Anne Perry was born in Blackheath, London England in October 1938.  Anne had various jobs but there was never anything she seriously wished to do except write. Her publishing career began with The Cater Street Hangman. Published in 1979, this was the first book in the series to feature the Victorian policeman Thomas Pitt and his well-born wife Charlotte. It was filmed and broadcast on ITV featuring a young Keely Hawes. Midnight At Marble Arch is the latest in the series, released September 2012. In 1990, Anne started a second series of detective novels with The Face of a Stranger. These are set about 35 years before and feature the private detective William Monk and volatile nurse Hester Latterly. The most recent of these (18th in the series) is Blind Justice (April 2013). Anne won an Edgar award in 2000 with her short story "Heroes". The main character in the story features in an ambitious five-book series set during the First World War.
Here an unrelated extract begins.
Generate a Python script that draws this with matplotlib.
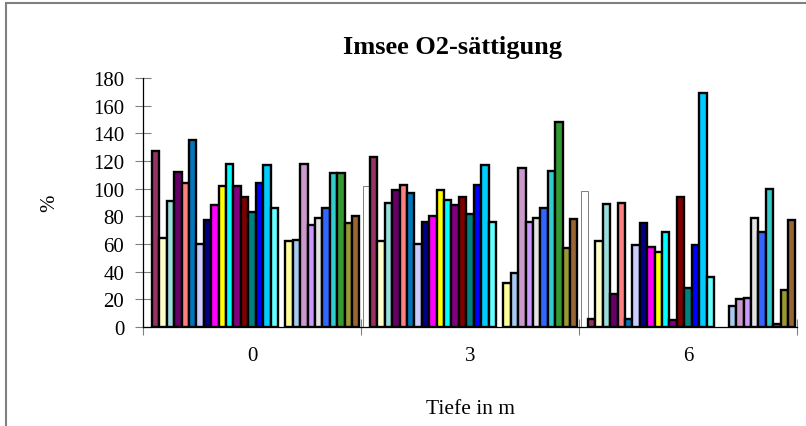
import matplotlib
matplotlib.use("Agg")
import matplotlib.pyplot as plt
from matplotlib.patches import Rectangle
import numpy as np

# ---------- DATA ----------

depths = ["0", "3", "6"]

# one entry per measurement series, in drawing order (None = empty series)
series_colors = [
    "#FFFFFF", "#993366", "#FFFFCC", "#99DDDD", "#660066", "#FF8080",
    "#0077BB", "#CCCCFF", "#000080", "#FF00FF", "#FFFF00", "#00FFFF",
    "#800080", "#800000", "#008080", "#0000FF", "#00CCFF", "#66FFFF",
    None,
    "#FFFF99", "#A6CAF0", "#CC99CC", "#CC99FF", "#E3E3E3", "#3366FF",
    "#33CCCC", "#339933", "#999933", "#996633",
]

nan = np.nan
sat_0m = [nan, 127, 64, 91, 112, 104, 135, 60, 77, 88, 102, 118, 102, 94, 83, 104, 117, 86,
          nan, 62, 63, 118, 74, 79, 86, 111, 111, 75, 80]
sat_3m = [102, 123, 62, 90, 99, 103, 97, 60, 76, 80, 99, 92, 88, 94, 82, 103, 117, 76,
          nan, 32, 39, 115, 76, 79, 86, 113, 148, 57, 78]
sat_6m = [98, 6, 62, 89, 24, 90, 6, 59, 75, 58, 54, 69, 5, 94, 28, 59, 169, 36,
          nan, nan, 15, 20, 21, 79, 69, 100, 2, 27, 77]

yticks = list(range(0, 181, 20))

# ---------- PLOT ----------

plt.rcParams["font.family"] = ["Liberation Serif", "DejaVu Serif"]

fig = plt.figure(figsize=(8.06, 4.27), dpi=100)
ax = fig.add_axes([143 / 806, 99 / 427, 654 / 806, 249 / 427])

values = np.array([sat_0m, sat_3m, sat_6m])
n_series = len(series_colors)
group = 0.985
width = group / n_series
x = np.arange(len(depths))

for i, color in enumerate(series_colors):
    if color is None:
        continue
    pos = x - group / 2 + (i + 0.5) * width
    if color == "#FFFFFF":
        ax.bar(pos, values[:, i], width=width, color=color,
               edgecolor="#808080", linewidth=0.7, zorder=3)
    else:
        ax.bar(pos, values[:, i], width=width, color=color,
               edgecolor="black", linewidth=1.7, zorder=3)

ax.set_xlim(-0.5, len(depths) - 0.5)
ax.set_ylim(0, 180)
ax.set_yticks(yticks)
ax.tick_params(axis="y", direction="inout", length=11, width=0.8,
               color="#808080", labelsize=15, pad=8)

# category labels centred, tick marks on the category boundaries
ax.set_xticks(x)
ax.set_xticklabels(depths)
ax.tick_params(axis="x", length=0, labelsize=15, pad=14)
ax.set_xticks(np.arange(-0.5, len(depths)), minor=True)
ax.tick_params(axis="x", which="minor", direction="inout", length=12,
               width=0.8, color="#808080")

for side in ["top", "right"]:
    ax.spines[side].set_visible(False)
ax.spines["left"].set_linewidth(0.9)
ax.spines["bottom"].set_linewidth(0.9)
ax.spines["bottom"].set_zorder(4)

ax.set_ylabel("%", fontsize=15, labelpad=24)
ax.set_xlabel("Tiefe in m", fontsize=15.5, labelpad=24)

fig.text(0.562, 0.874, "Imsee O2-sättigung", ha="center", va="baseline",
         fontsize=19, fontweight="bold")

# chart area frame
fig.patches.append(Rectangle((6 / 806, -0.2), 1.2, 1.2 - 4 / 427,
                             transform=fig.transFigure, fill=False,
                             edgecolor="#808080", linewidth=1.5))

fig.savefig("out.png", dpi=100)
The last of these was recently published, in Autumn 2007. Anne’s most recent stand-alone is The Sheen on the Silk, set in the exotic and dangerous world of the Byzantine Empire, and is a critical success.
http://www.anneperry.co.uk

Carol Westron is a successful short story writer and a Creative Writing teacher.  She is the moderator for the cosy/historical crime panel, The Deadly Dames.  Her crime novels are set both in contemporary and Victorian times, and her Scene of Crimes novel The Terminal Velocity of Cats was published July 2013.